The newly-minted Member of the Order of New Zealand says female teachers and librarians are not recommending the right books for boys, avoiding books with violence or disobedience.
"I think they're concerned about political messages - about teaching children to be good, responsible, patriotic loyal citizens," Cowley said.
"Medical experts tell us that an eight-year-old boy has as much testosterone as an adult and it's got to go somewhere or it will ricochet off the walls so they need books that will get them reading.
"They want action, they want books about hunting and fishing, they want hero stories, action stories and they're not getting them."
She says she will be advocating for more men to be involved in choosing books for libraries and awards when she makes a speech on the issue at a New Zealand Book Council event next year.
But Mariette Dodd has been teaching secondary school English since 1989 and says she hasn't found a gender discrepancy when it comes to reading.
"Boys are already into books or not by the time they are arrive in high school ... So a lot depends on what happens at home," she said.
"It's really often the situation that boys don't read because they've only ever been given crappy novels to read, or because (sadly) their English teachers are still trying to get them to study novels that are simply no longer relevant.
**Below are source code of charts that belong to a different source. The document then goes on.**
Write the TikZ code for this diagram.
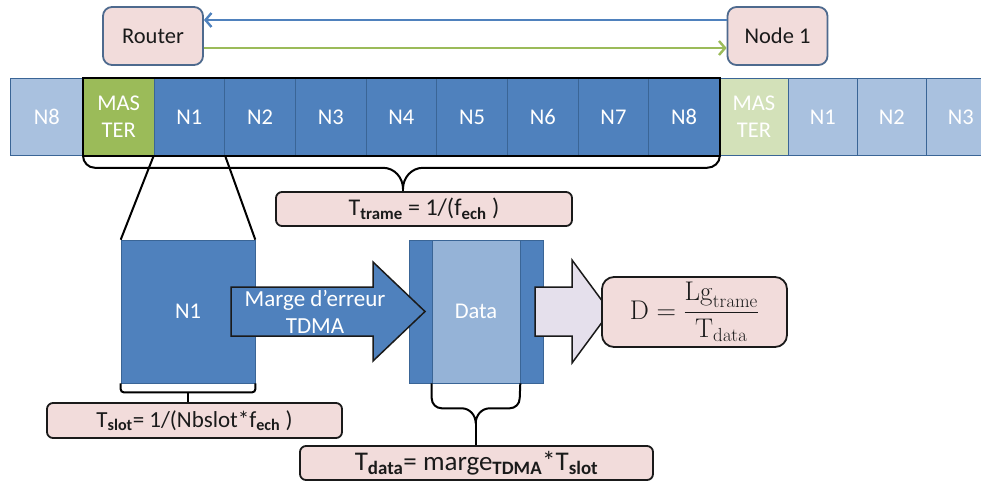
\RequirePackage{fix-cm}
\documentclass[tikz,border=0pt]{standalone}
\usepackage{amsmath}
\usepackage[no-math]{fontspec}
\setmainfont{Carlito}
\usepackage{tikz}
\usetikzlibrary{arrows.meta,positioning}
\definecolor{cellblue}{HTML}{4F81BD}
\definecolor{celledge}{HTML}{3A6596}
\definecolor{cellpale}{HTML}{A9C1DF}
\definecolor{mgreen}{HTML}{9BBB59}
\definecolor{mpale}{HTML}{D3E1B9}
\definecolor{datapale}{HTML}{95B3D7}
\definecolor{pinkbg}{HTML}{F2DCDB}
\definecolor{lavbg}{HTML}{E5E0EC}
\definecolor{boxedge}{HTML}{4E6A8E}
\definecolor{ink}{HTML}{1A1A1A}
\tikzset{
  cell/.style={draw=celledge,line width=0.8pt,fill=cellblue,text=white,anchor=north west,
    minimum width=70.67pt,minimum height=77pt,inner sep=0pt,align=center,
    font=\fontsize{22.5}{26.5}\selectfont},
  pcell/.style={cell,fill=cellpale},
  mcell/.style={cell,fill=mgreen},
  pmcell/.style={cell,fill=mpale},
  rbox/.style={draw=boxedge,fill=pinkbg,rounded corners=9pt,line width=1.8pt,
    minimum width=100pt,minimum height=58pt,font=\fontsize{22.5}{26}\selectfont,text=ink},
  tbox/.style={draw=ink,fill=pinkbg,rounded corners=6pt,line width=1.8pt,inner sep=0pt,
    font=\fontsize{24}{28}\selectfont,text=ink},
  blk/.style={fill=cellblue,draw=celledge,line width=0.6pt,minimum width=134pt,minimum height=143pt,
    inner sep=0pt,text=white,font=\fontsize{22.5}{26}\selectfont},
  barrow/.style={draw=ink,line width=1.5pt,fill=cellblue,line join=miter},
  larrow/.style={barrow,fill=lavbg},
  atxt/.style={text=white,align=center,inner sep=0pt,font=\fontsize{23}{26.5}\selectfont},
  frm/.style={draw=black,line width=2.2pt},
  brc/.style={draw=black,line width=2pt},
  bline/.style={-{Straight Barb[length=6pt,width=14pt]},line width=2.4pt,color=cellblue},
  gline/.style={-{Straight Barb[length=6pt,width=14pt]},line width=2.4pt,color=mgreen}
}
\begin{document}
\begin{tikzpicture}[x=1pt,y=1pt]
  \useasboundingbox (0,0) rectangle (981,-482);
  \clip (0,0) rectangle (981,-482);
  \node[rbox] (rtr) at (153,-36) {Router};
  \node[rbox] (nd1) at (777.5,-36) {Node 1};
  \draw[bline] ([yshift=16pt]nd1.west) -- ([yshift=16pt]rtr.east);
  \draw[gline] ([yshift=-12pt]rtr.east) -- ([yshift=-12pt]nd1.west);
  \node[pcell,minimum width=73pt] (c0) at (10,-78) {N8};
  \node[mcell] (mst) at (83,-78) {MAS\\TER};
  \foreach \i in {1,...,8}
    \node[cell] (c\i) at ({83+70.67*\i},-78) {N\i};
  \node[pmcell,minimum width=69pt] (mst2) at (719,-78) {MAS\\TER};
  \foreach \i in {1,2,3}
    \node[pcell,minimum width=69pt] (d\i) at ({719+69*\i},-78) {N\i};
  \draw[frm] (mst.north west) rectangle (c8.south east);
  \node[tbox,minimum width=296pt,minimum height=34pt] (ttrame) at (424,-209)
    {T\textsubscript{\textbf{trame}} = 1/(f\textsubscript{\textbf{ech}} )};
  \draw[brc] (mst.south west) to[out=-90,in=180] ++(12,-12) -- ++(288,0)
    to[out=0,in=90] ++(20,-21) coordinate (ttip) to[out=90,in=180] ++(20,21) -- ++(284,0)
    to[out=0,in=-90] (c8.south east);
  \draw[brc] (ttip) -- (ttip |- ttrame.north);
  \node[blk] (bn1) at (188,-311.5) {N1};
  \draw[brc] (c1.south west) -- (bn1.north west);
  \draw[brc] (c1.south east) -- (bn1.north east);
  \node[tbox,minimum width=295pt,minimum height=35pt,font=\fontsize{23}{27}\selectfont] (tslot) at (194.5,-420.5)
    {T\textsubscript{\textbf{slot}}= 1/(Nbslot*f\textsubscript{\textbf{ech}} )};
  \draw[brc,rounded corners=3pt] (bn1.south west) -- ++(0,-9) -| (bn1.south east);
  \draw[brc] ([yshift=-9pt]bn1.south) coordinate (stip) -- (stip |- tslot.north);
  \node[blk] (dout) at (476,-311.5) {};
  \node[blk,fill=datapale,minimum width=88pt] (din) at (dout) {Data};
  \draw[barrow] (231,-287) -- (373,-287) -- (373,-262) -- (425,-311.5) -- (373,-361)
    -- (373,-336) -- (231,-336) -- cycle;
  \node[atxt] (marge) at (315,-312) {Marge d’erreur\\TDMA};
  \draw[larrow] (535,-287) -- (572,-287) -- (572,-260) -- (610,-311.5) -- (572,-363)
    -- (572,-336) -- (535,-336) -- cycle;
  \node[tbox,minimum width=185pt,minimum height=70pt,rounded corners=12pt,font=\fontsize{27}{30}\selectfont] (dbox) at (694.5,-312)
    {$\mathrm{D}=\dfrac{\mathrm{Lg}_{\mathrm{trame}}}{\mathrm{T}_{\mathrm{data}}}$};
  \node[tbox,minimum width=353pt,minimum height=34pt,font=\fontsize{27}{30}\selectfont] (tdata) at (476.5,-463)
    {T\textsubscript{\textbf{data}}= marge\textsubscript{\textbf{TDMA}}*T\textsubscript{\textbf{slot}}};
  \draw[brc] (din.south west) -- ++(0,-15) to[out=-90,in=180] ++(10,-10) -- ++(20,0)
    to[out=0,in=90] ++(14,-15) coordinate (dtip) to[out=90,in=180] ++(14,15) -- ++(20,0)
    to[out=0,in=-90] ++(10,10) -- (din.south east);
  \draw[brc] (dtip) -- (dtip |- tdata.north);
\end{tikzpicture}
\end{document}
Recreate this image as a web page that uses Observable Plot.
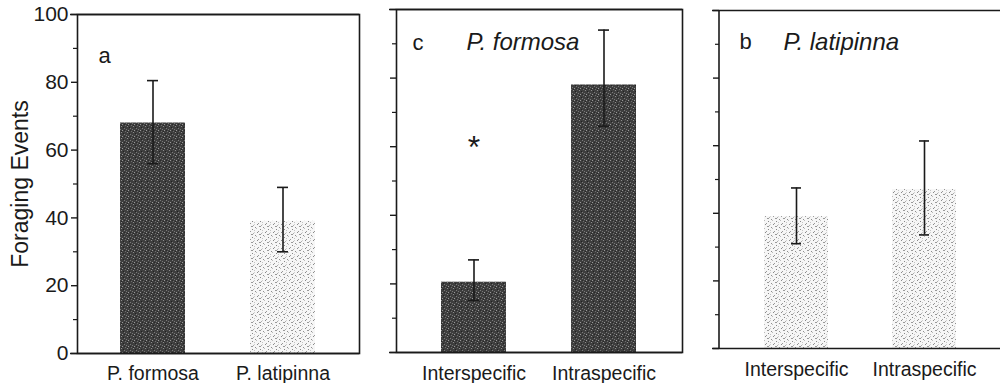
<!DOCTYPE html>
<html>
<head>
<meta charset="utf-8">
<script src="https://cdn.jsdelivr.net/npm/d3@7"></script>
<script src="https://cdn.jsdelivr.net/npm/@observablehq/plot@0.6"></script>
<style>
  html, body { margin: 0; padding: 0; background: #fff; overflow: hidden; }
  #wrap { position: relative; width: 1000px; height: 383px; overflow: hidden; background: #fff; }
  .cell { position: absolute; top: 0; height: 383px; overflow: hidden; background: #fff; }
</style>
</head>
<body>
<svg width="0" height="0" style="position:absolute">
  <defs>
    <pattern id="dark" width="6" height="6" patternUnits="userSpaceOnUse">
      <rect width="6" height="6" fill="#3e3e3e"/>
      <rect x="1" y="0" width="1" height="1" fill="#8c8c8c"/>
      <rect x="4" y="2" width="1" height="1" fill="#7a7a7a"/>
      <rect x="2" y="4" width="1" height="1" fill="#999"/>
      <rect x="5" y="5" width="1" height="1" fill="#6e6e6e"/>
      <rect x="0" y="3" width="1" height="1" fill="#777"/>
      <rect x="3" y="1" width="1" height="1" fill="#222"/>
      <rect x="1" y="5" width="1" height="1" fill="#262626"/>
      <rect x="4" y="4" width="1" height="1" fill="#2a2a2a"/>
    </pattern>
    <pattern id="light" width="8" height="8" patternUnits="userSpaceOnUse">
      <rect width="8" height="8" fill="#f6f6f6"/>
      <rect x="1" y="0" width="1" height="1" fill="#8a8a8a"/>
      <rect x="5" y="1" width="1" height="1" fill="#b0b0b0"/>
      <rect x="3" y="2" width="2" height="1" fill="#999"/>
      <rect x="7" y="3" width="1" height="1" fill="#8f8f8f"/>
      <rect x="0" y="4" width="1" height="1" fill="#bbb"/>
      <rect x="4" y="5" width="1" height="1" fill="#888"/>
      <rect x="6" y="6" width="1" height="1" fill="#c4c4c4"/>
      <rect x="2" y="7" width="1" height="1" fill="#9a9a9a"/>
      <rect x="6" y="0" width="1" height="1" fill="#d0d0d0"/>
    </pattern>
  </defs>
</svg>
<div id="wrap"></div>
<script>
// ---- data ----
const yLabel = "Foraging Events";
const yTicks = [0, 20, 40, 60, 80, 100];
const yMinorTicks = [10, 30, 50, 70, 90];

// panel a: both species
const aCategories = ["P. formosa", "P. latipinna"];
const aMeans = [68, 39];
const aLow = [56, 30];
const aHigh = [80.5, 49];

// panel c: P. formosa
const cCategories = ["Interspecific", "Intraspecific"];
const cMeans = [20.5, 78];
const cLow = [15.2, 66];
const cHigh = [27, 94];

// panel b: P. latipinna
const bCategories = ["Interspecific", "Intraspecific"];
const bMeans = [39, 47];
const bLow = [31, 33.6];
const bHigh = [47.5, 61.4];

const significance = [{panel: "c", category: "Interspecific", y: 62, text: "*"}];

// ---- drawing ----
const ink = "#1a1a1a";
const font = "'Liberation Sans', Arial, Helvetica, sans-serif";
const SVGNS = "http://www.w3.org/2000/svg";

// left spine only (panel b is open on the right, cut by the page edge)
function leftSpine(index, scales, values, dims) {
  const l = document.createElementNS(SVGNS, "line");
  const x = dims.marginLeft;
  l.setAttribute("x1", x); l.setAttribute("x2", x);
  l.setAttribute("y1", dims.marginTop); l.setAttribute("y2", dims.height - dims.marginBottom);
  l.setAttribute("stroke", ink); l.setAttribute("stroke-width", 1.6);
  return l;
}

function panel(o) {
  const rows = o.cats.map((c, i) => ({cat: c, mean: o.means[i], lo: o.low[i], hi: o.high[i], fill: o.fills[i]}));
  const marks = [
    Plot.barY(rows, {x: "cat", y: "mean", fill: d => `url(#${d.fill})`}),
    Plot.ruleX(rows, {x: "cat", y1: "lo", y2: "hi", stroke: ink, strokeWidth: 1.6}),
    Plot.tickY(rows, {x: "cat", y: "hi", insetLeft: 27, insetRight: 27, stroke: ink, strokeWidth: 1.6}),
    Plot.tickY(rows, {x: "cat", y: "lo", insetLeft: 27, insetRight: 27, stroke: ink, strokeWidth: 1.6}),
    o.openRight ? leftSpine : Plot.frame({stroke: ink, strokeWidth: 1.6}),
    Plot.ruleY([0, 100], {insetLeft: -7, stroke: ink, strokeWidth: 1.6}),
    Plot.axisY({ticks: yTicks, tickSize: 6, tickPadding: 3, fontSize: 21, label: null,
      text: o.yText ? undefined : null, stroke: ink, strokeWidth: 1.4}),
    Plot.axisY({ticks: yMinorTicks, tickSize: 4, text: null, label: null, stroke: ink, strokeWidth: 1.2}),
    Plot.axisX({tickSize: 0, tickPadding: o.xPad, fontSize: 19.5, label: null}),
    Plot.text([o.letter], {text: d => d, frameAnchor: "top-left", dx: o.letterDx, dy: o.letterDy,
      fontSize: 22, textAnchor: "start", lineAnchor: "middle"})
  ];
  if (o.title) marks.push(Plot.text([o.title], {text: d => d, frameAnchor: "top-left", dx: o.titleDx, dy: o.titleDy,
    fontSize: 24, fontStyle: "italic", textAnchor: "start", lineAnchor: "middle"}));
  if (o.yLabel) marks.push(Plot.text([o.yLabel], {text: d => d, frameAnchor: "left", dx: -57, rotate: -90,
    fontSize: 23, textAnchor: "middle", lineAnchor: "middle"}));
  const sig = significance.filter(s => s.panel === o.letter);
  if (sig.length) marks.push(Plot.text(sig, {x: "category", y: "y", text: "text", fontSize: 32, dy: 8}));
  const chart = Plot.plot({
    width: o.width, height: 383,
    marginLeft: o.ml, marginRight: o.mr, marginTop: o.mt, marginBottom: o.mb,
    x: {domain: o.cats, range: o.range, padding: 0.5, axis: null},
    y: {domain: [0, 100], axis: null},
    color: {type: "identity"},
    style: {fontFamily: font, color: ink, background: "transparent", overflow: "hidden", maxWidth: "none"},
    marks
  });
  chart.style.maxWidth = "none";
  chart.style.display = "block";
  const cell = document.createElement("div");
  cell.className = "cell";
  cell.style.left = o.left + "px";
  cell.style.width = o.width + "px";
  cell.appendChild(chart);
  document.getElementById("wrap").appendChild(cell);
}

panel({letter: "a", cats: aCategories, means: aMeans, low: aLow, high: aHigh, fills: ["dark", "light"],
  left: 0, width: 380, ml: 77, mr: 21, mt: 14, mb: 30, range: [54.5, 379.5], xPad: 13,
  yText: true, yLabel, letterDx: 21, letterDy: 41});

panel({letter: "c", title: "P. formosa", cats: cCategories, means: cMeans, low: cLow, high: cHigh, fills: ["dark", "dark"],
  left: 380, width: 320, ml: 16, mr: 18, mt: 9, mb: 31, range: [-4.5, 320.5], xPad: 14,
  yText: false, letterDx: 16, letterDy: 33, titleDx: 70, titleDy: 33});

panel({letter: "b", title: "P. latipinna", cats: bCategories, means: bMeans, low: bLow, high: bHigh, fills: ["light", "light"],
  left: 700, width: 300, ml: 19, mr: 0, mt: 10, mb: 35, range: [-0.5, 319.5], xPad: 14, openRight: true,
  yText: false, letterDx: 20, letterDy: 31, titleDx: 64, titleDy: 32});
</script>
</body>
</html>
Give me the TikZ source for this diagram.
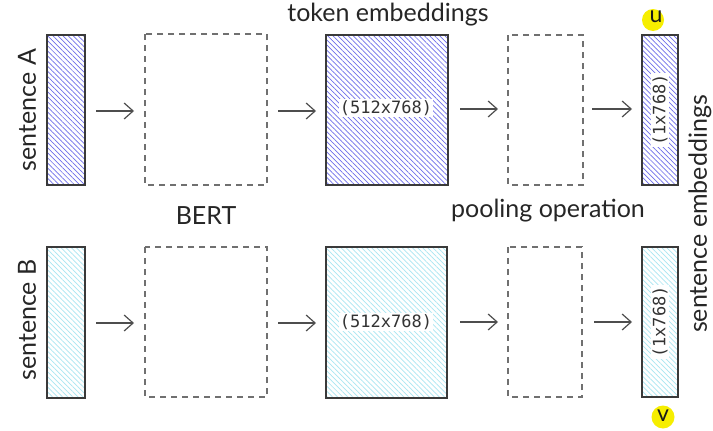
\documentclass[tikz,border=0pt]{standalone}
\usepackage{fontspec}
\setmainfont{Lato}
\newfontfamily\monofont{DejaVu Sans Mono}
\usetikzlibrary{patterns.meta,arrows.meta}
\definecolor{hatchA}{HTML}{6E6EEA}
\definecolor{hatchB}{HTML}{A8E6F2}
\definecolor{edge}{HTML}{3A3A3A}
\definecolor{dashgray}{HTML}{707070}
\definecolor{hilite}{HTML}{F6EE00}
\tikzset{
  x=1pt, y=-1pt,
  solidbox/.style={draw=edge, line width=1.4pt},
  hatchblue/.style={solidbox, pattern={Lines[angle=-45,distance=3.6pt,line width=0.7pt]}, pattern color=hatchA},
  hatchcyan/.style={solidbox, pattern={Lines[angle=-45,distance=3.6pt,line width=0.7pt]}, pattern color=hatchB},
  dashbox/.style={draw=dashgray, line width=1.1pt, dash pattern=on 6pt off 5pt},
  flow/.style={draw=edge!90, line width=1.2pt, -{Straight Barb[length=9pt,width=16pt,line width=1.2pt]}},
  lbl/.style={font=\fontsize{25}{30}\selectfont, text=black!85, inner sep=0pt},
  dims/.style={font=\monofont\fontsize{17}{19}\selectfont, text=black!80, fill=white, inner sep=1pt},
  vecname/.style={font=\fontsize{23}{25}\selectfont, text=black!90, inner sep=0pt}
}
\begin{document}
\begin{tikzpicture}
\useasboundingbox[fill=white] (0,0) rectangle (713,431);

% ---- row A ----
\path[hatchblue] (47,35) rectangle (85,185);
\draw[dashbox] (145,34) rectangle (267,185);
\path[hatchblue] (326,35) rectangle (448,185);
\draw[dashbox] (508,35) rectangle (583,185);
\path[hatchblue] (642,35) rectangle (678,185);

\node[dims] (tokA) at (386,108) {(512x768)};
\node[dims, rotate=90] (embA) at (660,110) {(1x768)};

\coordinate (a1s) at (96,111);  \coordinate (a1e) at (134,111);
\coordinate (a2s) at (278,111); \coordinate (a2e) at (316,111);
\coordinate (a3s) at (460,109); \coordinate (a3e) at (498,109);
\coordinate (a4s) at (592,109); \coordinate (a4e) at (632,109);
\draw[flow] (a1s) -- (a1e);
\draw[flow] (a2s) -- (a2e);
\draw[flow] (a3s) -- (a3e);
\draw[flow] (a4s) -- (a4e);

% ---- row B ----
\path[hatchcyan] (47,247) rectangle (85,398);
\draw[dashbox] (145,247) rectangle (267,397);
\path[hatchcyan] (326,247) rectangle (447,398);
\draw[dashbox] (508,247) rectangle (582,397);
\path[hatchcyan] (642,247) rectangle (678,397);

\node[dims] (tokB) at (386,322) {(512x768)};
\node[dims, rotate=90] (embB) at (660,322) {(1x768)};

\coordinate (b1s) at (96,323);  \coordinate (b1e) at (134,323);
\coordinate (b2s) at (278,323); \coordinate (b2e) at (316,323);
\coordinate (b3s) at (460,322); \coordinate (b3e) at (498,322);
\coordinate (b4s) at (594,322); \coordinate (b4e) at (632,322);
\draw[flow] (b1s) -- (b1e);
\draw[flow] (b2s) -- (b2e);
\draw[flow] (b3s) -- (b3e);
\draw[flow] (b4s) -- (b4e);

% ---- labels ----
\node[lbl] (tok) at (388,15) {token embeddings};
\node[lbl] (bert) at (206,216) {BERT};
\node[lbl] (pool) at (548,211) {pooling operation};
\node[lbl, rotate=90] (sA) at (27,110) {sentence A};
\node[lbl, rotate=90] (sB) at (27,320) {sentence B};
\node[lbl, rotate=90] (sE) at (700,214) {sentence embeddings};

% ---- highlighted vector names ----
\fill[hilite] (653,20) circle (11);
\node[vecname] (u) at (656,17) {u};
\fill[hilite] (663,417) circle (11.5);
\node[vecname] (v) at (663,416) {v};
\end{tikzpicture}
\end{document}
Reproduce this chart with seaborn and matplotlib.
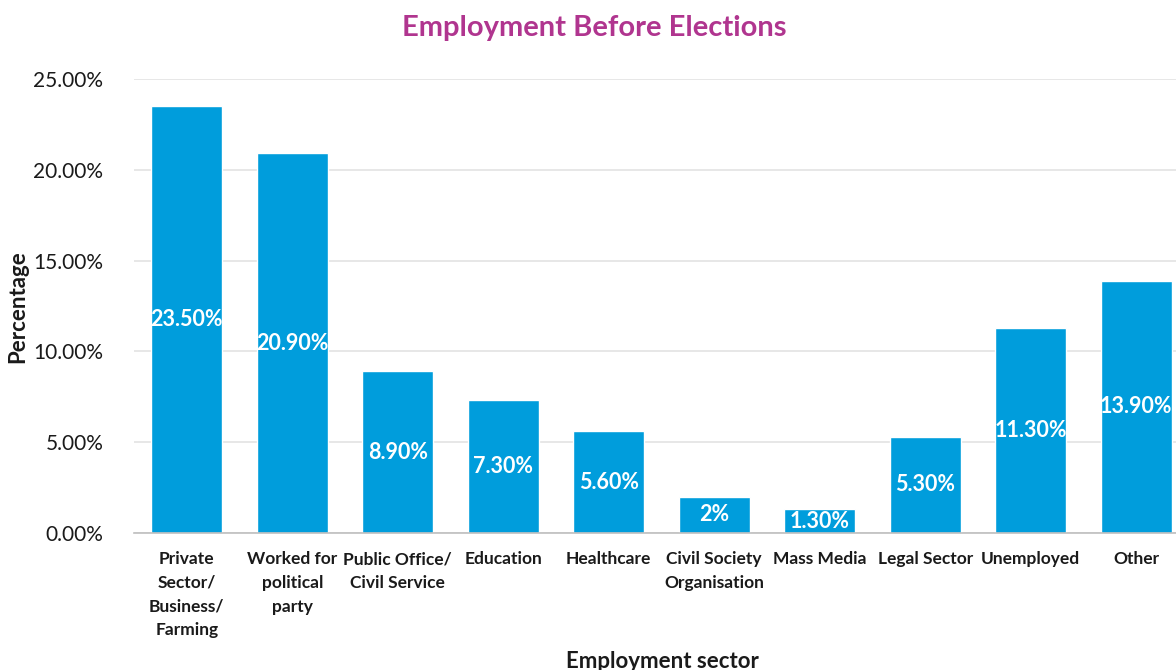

"Generally speaking, boys are less tolerant of bulls*** in their choice of reading material ... They prefer things to be slightly more 'raw', more contemporary, more 'gritty'."
The Book Council conducted a workshop in November with 25 year six, seven and eight boys who were reluctant readers to find out what would get them interested in reading.
Chief Executive Jo Cribb said many of the boys didn't want to read because reading was seen as "uncool" and for boys who were "lonely, bad at sport and nerdy".
The research found boys wanted books that were practical "how-to guides" on topics they wanted to know about, such as how to win basketball and video games.
They also wanted stories about real people's lives.